The Secret History of the Mongol Queens - Jack Weatherford [65]
As the role of women in public life in the Mongol Empire continued to recede over the next century, the elite Mongol men fell into a life of debauched pleasure in their Chinese parks, Persian gardens, and Russian palaces. No heroes came to recharge the energy of the sapped nation. No new allies came to join them. No armies set out to expand the decaying Mongol rule over China. Throughout the fourteenth century, the Mongol leadership, especially the Borijin clan, deteriorated. Each generation proved less competent and knowledgeable, as well as more isolated and corrupt, than the last.
A noxious fog of ignorance and greed engulfed the family, and the khans stumbled blindly in search of physical pleasure and mindless amusements until they were killed by some corrupt official and replaced by another. In the Mongol chronicles as well as in the oral history and folk memory of the people, this debauchery, more than any other factor, brought about the fall of the empire and the fratricidal turmoil that followed.
Khutulun was the last of the wild Mongol women. In Russia, Persia, and China, they began to disappear into the ranks of civilized women, who lived according to the standards of the local culture. They never became quite as domesticated as other women in those countries, but they played roles more similar to those normally allocated to women in powerful dynasties. They operated behind the scenes, making alliances, promoting heirs, fighting with co-wives and mothers-in-law, and pursuing the life of court ladies, who seemed so important to the political life of the moment but had minimal lasting significance on the rise and fall of empires.
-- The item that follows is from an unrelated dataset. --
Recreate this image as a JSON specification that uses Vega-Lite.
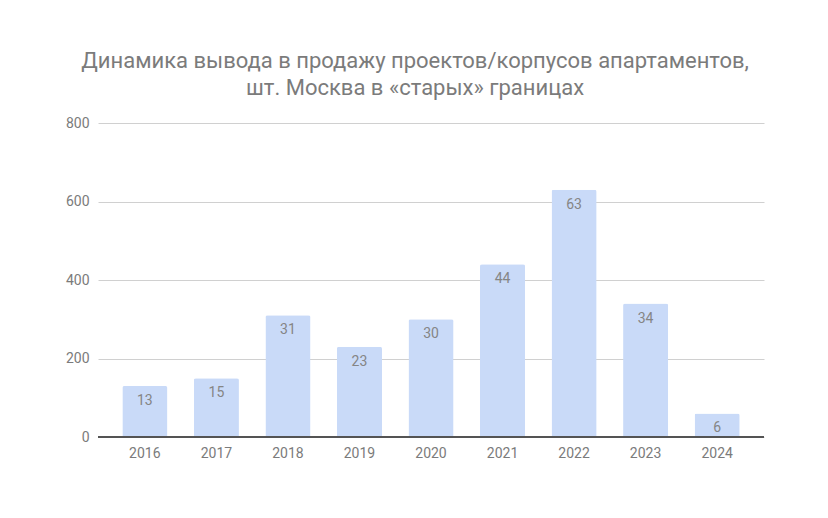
{
  "$schema": "https://vega.github.io/schema/vega-lite/v6.json",
  "autosize": {"type": "none"},
  "width": 666,
  "height": 314,
  "padding": {"left": 98, "top": 123, "right": 64, "bottom": 81},
  "background": "white",
  "title": {
    "text": ["Динамика вывода в продажу проектов/корпусов апартаментов,", "шт. Москва в «старых» границах"],
    "font": "Roboto",
    "fontSize": 22,
    "fontWeight": "normal",
    "color": "#7b7b7b",
    "anchor": "middle",
    "frame": "bounds",
    "lineHeight": 27,
    "offset": 16
  },
  "config": {
    "view": {"stroke": null},
    "font": "Roboto"
  },
  "data": {
    "values": [
      {"year": "2016", "value": 130, "label": "13"},
      {"year": "2017", "value": 150, "label": "15"},
      {"year": "2018", "value": 310, "label": "31"},
      {"year": "2019", "value": 230, "label": "23"},
      {"year": "2020", "value": 300, "label": "30"},
      {"year": "2021", "value": 440, "label": "44"},
      {"year": "2022", "value": 630, "label": "63"},
      {"year": "2023", "value": 340, "label": "34"},
      {"year": "2024", "value": 60, "label": "6"}
    ]
  },
  "encoding": {
    "x": {
      "field": "year",
      "type": "ordinal",
      "title": null,
      "scale": {"paddingInner": 0.37, "paddingOuter": 0.34},
      "axis": {
        "labelAngle": 0,
        "labelColor": "#7b7b7b",
        "labelFontSize": 14,
        "labelPadding": 9,
        "ticks": false,
        "domain": false,
        "grid": false
      }
    },
    "y": {
      "field": "value",
      "type": "quantitative",
      "title": null,
      "scale": {"domain": [0, 800], "nice": false},
      "axis": {
        "values": [0, 200, 400, 600, 800],
        "labelColor": "#7b7b7b",
        "labelFontSize": 14,
        "labelPadding": 9,
        "ticks": false,
        "domain": false,
        "gridColor": "#d0d0d0",
        "gridWidth": 1
      }
    }
  },
  "layer": [
    {
      "mark": {"type": "bar", "color": "#c9daf8", "cornerRadiusTopLeft": 2, "cornerRadiusTopRight": 2}
    },
    {
      "mark": {"type": "text", "baseline": "top", "dy": 8, "fontSize": 14, "color": "#858585"},
      "encoding": {"text": {"field": "label"}}
    },
    {
      "mark": {"type": "rule", "color": "#555555", "strokeWidth": 1.5},
      "encoding": {"y": {"datum": 0}, "x": null}
    }
  ]
}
One of the few places where Mongol women continued to exercise an important role was in Korea, known to the Mongols as the Rainbow Land of the Son-in-Law Nation. The invasion of Korea began during the reign of Ogodei, but the country was not completely under Mongol control until the reign of Khubilai Khan. The Mongols arranged numerous marriage exchanges with the Korean royal family, and sometimes Korean princes came to the Mongol court to learn the language and customs of the Mongols. Five Korean kings received Borijin daughters as wives for approximately seventy years. Like the other son-in-law states, Korea maintained its traditional laws, administrative structure, and tax system. Unlike the guregen of Genghis Khan’s time, the Korean sons-in-law were not sent off to distant wars; thus, the Mongol queens of Korea lacked the power to rule that their aunts such as Alaqai Beki had held. It had been the last of the foreign countries taken as a son-in-law ally, but it retained this position until the end of the Yuan Dynasty in 1368.
According to the Korean Veritable Records for the year 1442, one Mongol khan looking back on the relations between the two allies wrote: “When our great ancestor Genghis Khan governed all the eight directions … there was none under heaven who would not obey. Korea among others was friendlier with us than any other nation, being as close as true brothers might be.”
With their mastery of the Mongolian language, their numerous Mongolian relatives, their long time spent at the Mongol court, and even their Mongolian names, the Korean kings appeared largely Mongolian to their overlords. Yet, speaking Korean, with numerous Korean relatives and Korean names, they still seemed Korean to their subjects. This ability to play both sides benefited Korea greatly, but in the end the schizophrenic life of the kings came at great personal cost to them and their families.